From the first line of the listing below, retype each line up to and including the one with "ax.yaxis.set_major_locator(MultipleLocator(50))"; pictures stay out.

* begin *

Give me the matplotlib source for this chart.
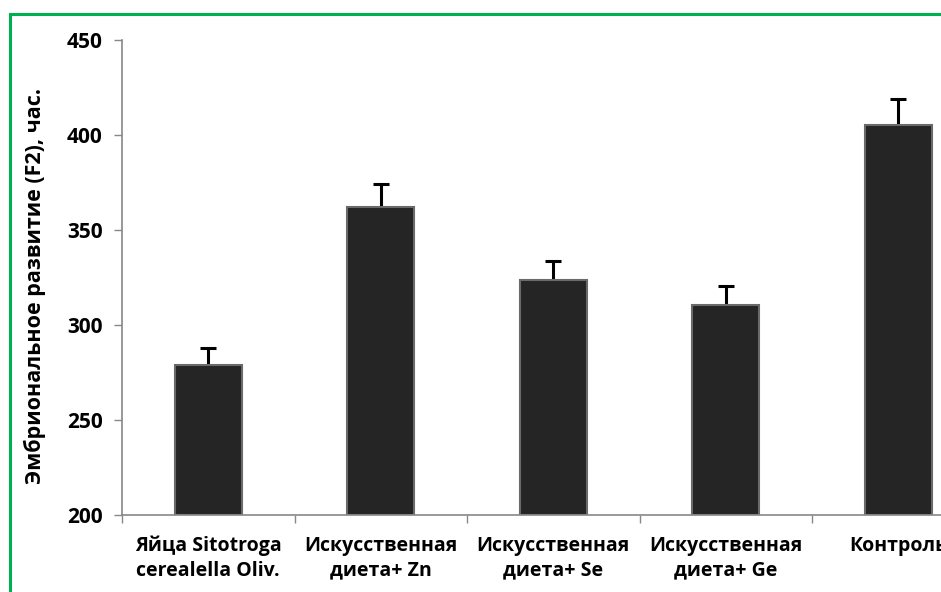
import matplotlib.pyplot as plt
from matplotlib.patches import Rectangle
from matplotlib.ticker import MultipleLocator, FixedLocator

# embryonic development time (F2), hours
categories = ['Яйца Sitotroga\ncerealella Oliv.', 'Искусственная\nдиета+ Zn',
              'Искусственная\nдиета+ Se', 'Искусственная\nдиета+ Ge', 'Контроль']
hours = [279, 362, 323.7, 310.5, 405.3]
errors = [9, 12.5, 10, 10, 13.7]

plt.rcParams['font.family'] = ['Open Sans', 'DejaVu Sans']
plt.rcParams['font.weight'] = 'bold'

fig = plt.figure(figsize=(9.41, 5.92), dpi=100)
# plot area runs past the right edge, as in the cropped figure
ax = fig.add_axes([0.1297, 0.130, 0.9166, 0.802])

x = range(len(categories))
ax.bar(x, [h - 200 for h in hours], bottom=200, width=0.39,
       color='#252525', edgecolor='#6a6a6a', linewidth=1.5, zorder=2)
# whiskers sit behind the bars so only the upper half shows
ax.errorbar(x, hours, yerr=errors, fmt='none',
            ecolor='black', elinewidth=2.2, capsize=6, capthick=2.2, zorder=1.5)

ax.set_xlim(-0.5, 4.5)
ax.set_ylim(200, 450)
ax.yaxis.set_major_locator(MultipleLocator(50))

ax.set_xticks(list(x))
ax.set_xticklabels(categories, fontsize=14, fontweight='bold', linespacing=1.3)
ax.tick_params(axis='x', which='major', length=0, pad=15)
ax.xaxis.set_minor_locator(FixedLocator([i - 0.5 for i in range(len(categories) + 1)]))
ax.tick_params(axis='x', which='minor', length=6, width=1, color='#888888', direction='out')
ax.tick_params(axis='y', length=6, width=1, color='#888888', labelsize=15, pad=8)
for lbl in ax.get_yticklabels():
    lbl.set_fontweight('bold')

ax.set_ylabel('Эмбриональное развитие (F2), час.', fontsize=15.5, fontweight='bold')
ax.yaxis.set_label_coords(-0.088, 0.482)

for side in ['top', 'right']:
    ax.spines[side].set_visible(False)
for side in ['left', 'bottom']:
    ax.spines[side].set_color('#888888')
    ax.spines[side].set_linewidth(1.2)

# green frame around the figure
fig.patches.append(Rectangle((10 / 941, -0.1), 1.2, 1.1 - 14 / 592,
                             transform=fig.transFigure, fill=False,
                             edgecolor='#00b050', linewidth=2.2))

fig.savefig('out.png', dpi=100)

* end *

### FINISHED EXERCISE
Give me the matplotlib source for this chart.
import matplotlib.pyplot as plt
from matplotlib.patches import Rectangle
from matplotlib.ticker import MultipleLocator, FixedLocator

# embryonic development time (F2), hours
categories = ['Яйца Sitotroga\ncerealella Oliv.', 'Искусственная\nдиета+ Zn',
              'Искусственная\nдиета+ Se', 'Искусственная\nдиета+ Ge', 'Контроль']
hours = [279, 362, 323.7, 310.5, 405.3]
errors = [9, 12.5, 10, 10, 13.7]

plt.rcParams['font.family'] = ['Open Sans', 'DejaVu Sans']
plt.rcParams['font.weight'] = 'bold'

fig = plt.figure(figsize=(9.41, 5.92), dpi=100)
# plot area runs past the right edge, as in the cropped figure
ax = fig.add_axes([0.1297, 0.130, 0.9166, 0.802])

x = range(len(categories))
ax.bar(x, [h - 200 for h in hours], bottom=200, width=0.39,
       color='#252525', edgecolor='#6a6a6a', linewidth=1.5, zorder=2)
# whiskers sit behind the bars so only the upper half shows
ax.errorbar(x, hours, yerr=errors, fmt='none',
            ecolor='black', elinewidth=2.2, capsize=6, capthick=2.2, zorder=1.5)

ax.set_xlim(-0.5, 4.5)
ax.set_ylim(200, 450)
ax.yaxis.set_major_locator(MultipleLocator(50))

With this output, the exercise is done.